Bulk-boundary correspondence in a non-Hermitian system in one dimension with chiral inversion symmetry

Asymmetric coupling amplitudes effectively create an imaginary gauge field, which induces a non-Hermitian Aharonov-Bohm (AB) effect. Nonzero imaginary magnetic flux invalidates the bulk-boundary correspondence and leads to a topological phase transition. However, the way of non-Hermiticity appearance may alter the system topology. By alternatively introducing the non-Hermiticity under symmetry to prevent nonzero imaginary magnetic flux, the bulk-boundary correspondence recovers and every bulk state becomes extended; the bulk topology of the Bloch Hamiltonian predicts the (non)existence of edge states and topological phase transition.
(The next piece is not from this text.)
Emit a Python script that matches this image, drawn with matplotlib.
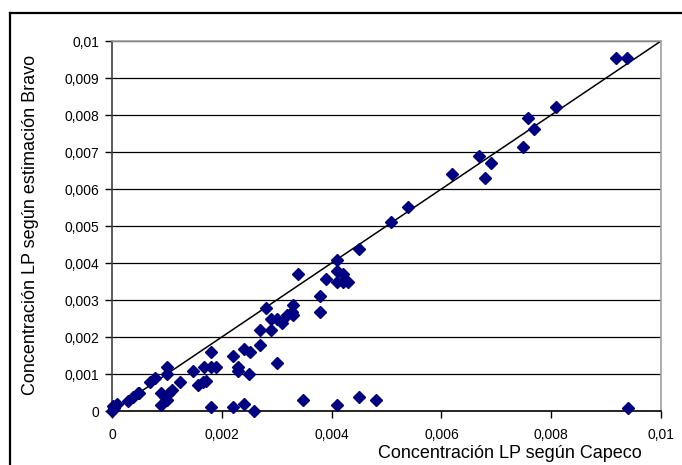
import matplotlib
matplotlib.use('Agg')
import matplotlib.pyplot as plt
from matplotlib.lines import Line2D
from matplotlib.ticker import FuncFormatter, MultipleLocator

# Capeco (x) vs Bravo estimate (y)
capeco = [0.0, 0.00002, 0.0001, 0.00004, 0.0003, 0.00039, 0.00048, 0.0005,
          0.0007, 0.00078, 0.001, 0.001, 0.0009, 0.0009, 0.001, 0.00097,
          0.00103, 0.00109, 0.00124, 0.00148, 0.00157, 0.00166, 0.00171,
          0.00168, 0.0018, 0.00189, 0.0018, 0.0018, 0.0022, 0.0022,
          0.00229, 0.00229, 0.0024, 0.00251, 0.0025, 0.0024, 0.00259,
          0.0027, 0.0027, 0.0028, 0.0029, 0.0029, 0.00301, 0.003, 0.00309,
          0.00318, 0.00327, 0.00329, 0.00329, 0.00338, 0.00348, 0.00379,
          0.00379, 0.00389, 0.00409, 0.00409, 0.0042, 0.00409, 0.0042,
          0.0043, 0.0041, 0.0045, 0.0045, 0.00481, 0.00508, 0.00539,
          0.00619, 0.00669, 0.0068, 0.0069, 0.00748, 0.00758, 0.00769,
          0.00809, 0.00918, 0.00938, 0.00939]
bravo = [0.0, 0.00013, 0.0002, 0.00007, 0.00028, 0.00039, 0.00048, 0.00048,
         0.00078, 0.00088, 0.00118, 0.00099, 0.00048, 0.00016, 0.0003,
         0.00039, 0.00048, 0.00058, 0.00079, 0.00108, 0.0007, 0.00079,
         0.00081, 0.00118, 0.00118, 0.00118, 0.0016, 0.00012, 0.00149,
         0.00012, 0.0012, 0.00108, 0.00167, 0.0016, 0.00099, 0.00018, 0.0,
         0.00178, 0.00219, 0.00279, 0.0025, 0.00219, 0.0013, 0.0025,
         0.00237, 0.0026, 0.00268, 0.00286, 0.0026, 0.00369, 0.0003,
         0.00311, 0.00268, 0.00358, 0.00408, 0.00379, 0.00369, 0.00348,
         0.00348, 0.00348, 0.00016, 0.00438, 0.00039, 0.0003, 0.0051,
         0.00552, 0.0064, 0.00689, 0.00629, 0.00671, 0.00713, 0.00791,
         0.00761, 0.00821, 0.00953, 0.00953, 0.00009]
diag = [0.0, 0.01]

plt.rcParams['font.family'] = ['Liberation Sans', 'DejaVu Sans']

fig = plt.figure(figsize=(6.82, 4.65), dpi=100)
ax = fig.add_axes([112 / 682, 1 - 411 / 465, 549 / 682, 370 / 465])

for y in [i * 0.001 for i in range(1, 11)]:
    ax.axhline(y, color='black', lw=0.9, zorder=1)

ax.plot(diag, diag, color='black', lw=1.1, zorder=2)
ax.plot(capeco, bravo, ls='none', marker='D', ms=6, color='#000080',
        mec='#000080', zorder=3, clip_on=False)

ax.set_xlim(0, 0.01)
ax.set_ylim(0, 0.01)
ax.xaxis.set_major_locator(MultipleLocator(0.002))
ax.yaxis.set_major_locator(MultipleLocator(0.001))


def fmt(v, pos):
    if abs(v) < 1e-12:
        return '0'
    return ('%g' % round(v, 4)).replace('.', ',')


ax.xaxis.set_major_formatter(FuncFormatter(fmt))
ax.yaxis.set_major_formatter(FuncFormatter(fmt))
ax.tick_params(direction='out', length=5, width=1, labelsize=10,
               colors='black', pad=4)
ax.tick_params(axis='x', pad=7)

for side in ['top', 'right']:
    ax.spines[side].set_color('#a0a0a0')
    ax.spines[side].set_linewidth(1.2)
ax.spines['left'].set_color('#404040')
ax.spines['left'].set_linewidth(1.2)
ax.spines['bottom'].set_color('black')
ax.spines['bottom'].set_linewidth(1.2)

ax.set_xlabel('Concentración LP según Capeco', fontsize=13)
ax.xaxis.set_label_coords(0.725, -0.114)
ax.xaxis.label.set_va('center')
ax.set_ylabel('Concentración LP según estimación Bravo', fontsize=13)
ax.yaxis.set_label_coords(-0.149, 0.503)
ax.yaxis.label.set_va('center')

# outer chart frame (partly cut off by the image edge)
fig.add_artist(Line2D([10 / 682, 10 / 682], [0, 1 - 13 / 465],
                      color='black', lw=1.6))
fig.add_artist(Line2D([10 / 682, 1], [1 - 13 / 465, 1 - 13 / 465],
                      color='black', lw=1.6))

fig.savefig('out.png', dpi=100)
These are elucidated in a non-Hermitian Su-Schrieffer-Heeger model, where chiral inversion symmetry ensures the vanishing of imaginary magnetic flux. The average value of Pauli matrices under the eigenstate of chiral-inversion-symmetric Bloch Hamiltonian defines a vector field; the vorticity of topological defects in the vector field is a topological invariant. Our findings are applicable in other non-Hermitian systems. We first uncover the roles played by the non-Hermitian AB effect and chiral inversion symmetry for the breakdown and recovery of bulk-boundary correspondence, and develop new insights for understanding the non-Hermitian topological phases of matter.